Repeat the material exactly from its first line to the line that includes "(88,136) -- (720,136);". Skip pictures.

Information supplied:
+ + + +
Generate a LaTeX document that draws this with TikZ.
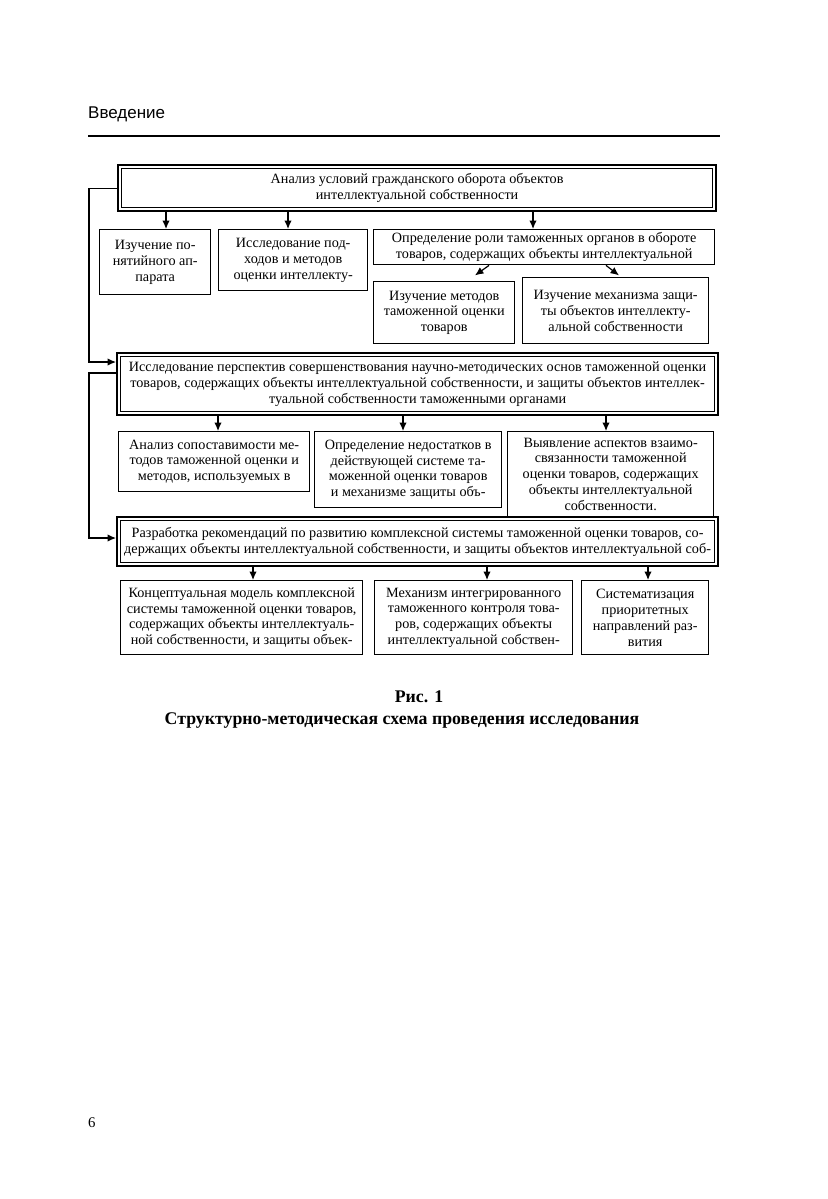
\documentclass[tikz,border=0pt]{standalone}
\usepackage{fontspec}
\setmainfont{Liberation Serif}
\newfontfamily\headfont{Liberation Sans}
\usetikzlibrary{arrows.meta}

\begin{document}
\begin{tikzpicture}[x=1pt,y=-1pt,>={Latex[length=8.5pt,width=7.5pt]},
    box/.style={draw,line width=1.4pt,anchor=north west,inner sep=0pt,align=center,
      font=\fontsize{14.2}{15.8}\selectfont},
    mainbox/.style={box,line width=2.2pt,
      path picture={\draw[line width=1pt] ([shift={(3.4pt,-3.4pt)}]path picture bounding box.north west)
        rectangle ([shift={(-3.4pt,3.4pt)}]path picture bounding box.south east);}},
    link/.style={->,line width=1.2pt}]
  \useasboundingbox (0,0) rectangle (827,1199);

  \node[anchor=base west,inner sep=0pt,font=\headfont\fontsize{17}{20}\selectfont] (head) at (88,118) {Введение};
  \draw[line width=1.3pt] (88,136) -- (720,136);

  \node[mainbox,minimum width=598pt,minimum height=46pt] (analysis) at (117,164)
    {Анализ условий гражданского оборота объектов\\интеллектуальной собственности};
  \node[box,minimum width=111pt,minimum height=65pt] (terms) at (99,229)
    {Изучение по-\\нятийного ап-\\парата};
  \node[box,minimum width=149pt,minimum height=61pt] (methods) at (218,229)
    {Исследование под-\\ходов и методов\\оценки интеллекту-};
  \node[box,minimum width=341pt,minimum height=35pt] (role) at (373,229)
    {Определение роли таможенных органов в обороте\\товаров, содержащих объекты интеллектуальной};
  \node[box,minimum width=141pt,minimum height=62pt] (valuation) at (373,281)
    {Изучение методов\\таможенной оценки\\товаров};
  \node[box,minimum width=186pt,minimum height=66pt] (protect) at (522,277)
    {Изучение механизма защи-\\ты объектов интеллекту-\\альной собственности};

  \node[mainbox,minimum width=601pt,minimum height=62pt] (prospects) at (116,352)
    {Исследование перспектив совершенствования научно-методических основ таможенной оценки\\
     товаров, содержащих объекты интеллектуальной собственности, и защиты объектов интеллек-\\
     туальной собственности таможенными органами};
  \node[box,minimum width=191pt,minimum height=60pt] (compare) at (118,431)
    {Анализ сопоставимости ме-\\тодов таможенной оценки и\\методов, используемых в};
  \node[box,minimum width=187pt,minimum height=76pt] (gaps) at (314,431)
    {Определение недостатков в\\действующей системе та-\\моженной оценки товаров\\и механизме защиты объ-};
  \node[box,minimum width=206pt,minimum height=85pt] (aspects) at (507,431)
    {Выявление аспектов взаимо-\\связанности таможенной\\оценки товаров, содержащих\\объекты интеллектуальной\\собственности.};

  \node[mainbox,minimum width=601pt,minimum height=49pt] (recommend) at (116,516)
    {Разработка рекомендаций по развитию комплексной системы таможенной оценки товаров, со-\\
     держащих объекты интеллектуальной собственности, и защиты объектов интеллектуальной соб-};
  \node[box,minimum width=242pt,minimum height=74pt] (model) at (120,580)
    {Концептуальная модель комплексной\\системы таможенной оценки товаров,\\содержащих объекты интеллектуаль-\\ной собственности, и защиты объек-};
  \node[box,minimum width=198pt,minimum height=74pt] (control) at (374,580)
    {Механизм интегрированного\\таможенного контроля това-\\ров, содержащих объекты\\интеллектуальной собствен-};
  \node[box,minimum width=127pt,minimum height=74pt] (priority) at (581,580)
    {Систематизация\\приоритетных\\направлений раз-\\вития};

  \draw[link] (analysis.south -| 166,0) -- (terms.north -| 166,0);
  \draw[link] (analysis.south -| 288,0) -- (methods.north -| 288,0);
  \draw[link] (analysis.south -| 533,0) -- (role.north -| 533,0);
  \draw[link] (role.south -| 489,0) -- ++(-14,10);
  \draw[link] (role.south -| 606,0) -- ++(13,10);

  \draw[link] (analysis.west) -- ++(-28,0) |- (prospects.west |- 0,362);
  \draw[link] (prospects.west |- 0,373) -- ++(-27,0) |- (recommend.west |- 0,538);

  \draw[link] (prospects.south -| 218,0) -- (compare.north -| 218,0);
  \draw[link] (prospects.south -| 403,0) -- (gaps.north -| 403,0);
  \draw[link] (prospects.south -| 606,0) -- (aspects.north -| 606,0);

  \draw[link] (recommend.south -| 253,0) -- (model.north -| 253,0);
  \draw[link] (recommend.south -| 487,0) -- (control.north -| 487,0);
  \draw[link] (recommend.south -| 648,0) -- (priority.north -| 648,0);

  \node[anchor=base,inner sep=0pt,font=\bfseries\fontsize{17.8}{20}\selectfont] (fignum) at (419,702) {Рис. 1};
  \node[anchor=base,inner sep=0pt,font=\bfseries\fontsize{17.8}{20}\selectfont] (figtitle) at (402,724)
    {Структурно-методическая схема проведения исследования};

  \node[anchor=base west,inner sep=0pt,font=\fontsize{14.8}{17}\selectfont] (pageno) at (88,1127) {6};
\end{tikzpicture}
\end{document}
+ + + +
Written answer:
Generate a LaTeX document that draws this with TikZ.
\documentclass[tikz,border=0pt]{standalone}
\usepackage{fontspec}
\setmainfont{Liberation Serif}
\newfontfamily\headfont{Liberation Sans}
\usetikzlibrary{arrows.meta}

\begin{document}
\begin{tikzpicture}[x=1pt,y=-1pt,>={Latex[length=8.5pt,width=7.5pt]},
    box/.style={draw,line width=1.4pt,anchor=north west,inner sep=0pt,align=center,
      font=\fontsize{14.2}{15.8}\selectfont},
    mainbox/.style={box,line width=2.2pt,
      path picture={\draw[line width=1pt] ([shift={(3.4pt,-3.4pt)}]path picture bounding box.north west)
        rectangle ([shift={(-3.4pt,3.4pt)}]path picture bounding box.south east);}},
    link/.style={->,line width=1.2pt}]
  \useasboundingbox (0,0) rectangle (827,1199);

  \node[anchor=base west,inner sep=0pt,font=\headfont\fontsize{17}{20}\selectfont] (head) at (88,118) {Введение};
  \draw[line width=1.3pt] (88,136) -- (720,136);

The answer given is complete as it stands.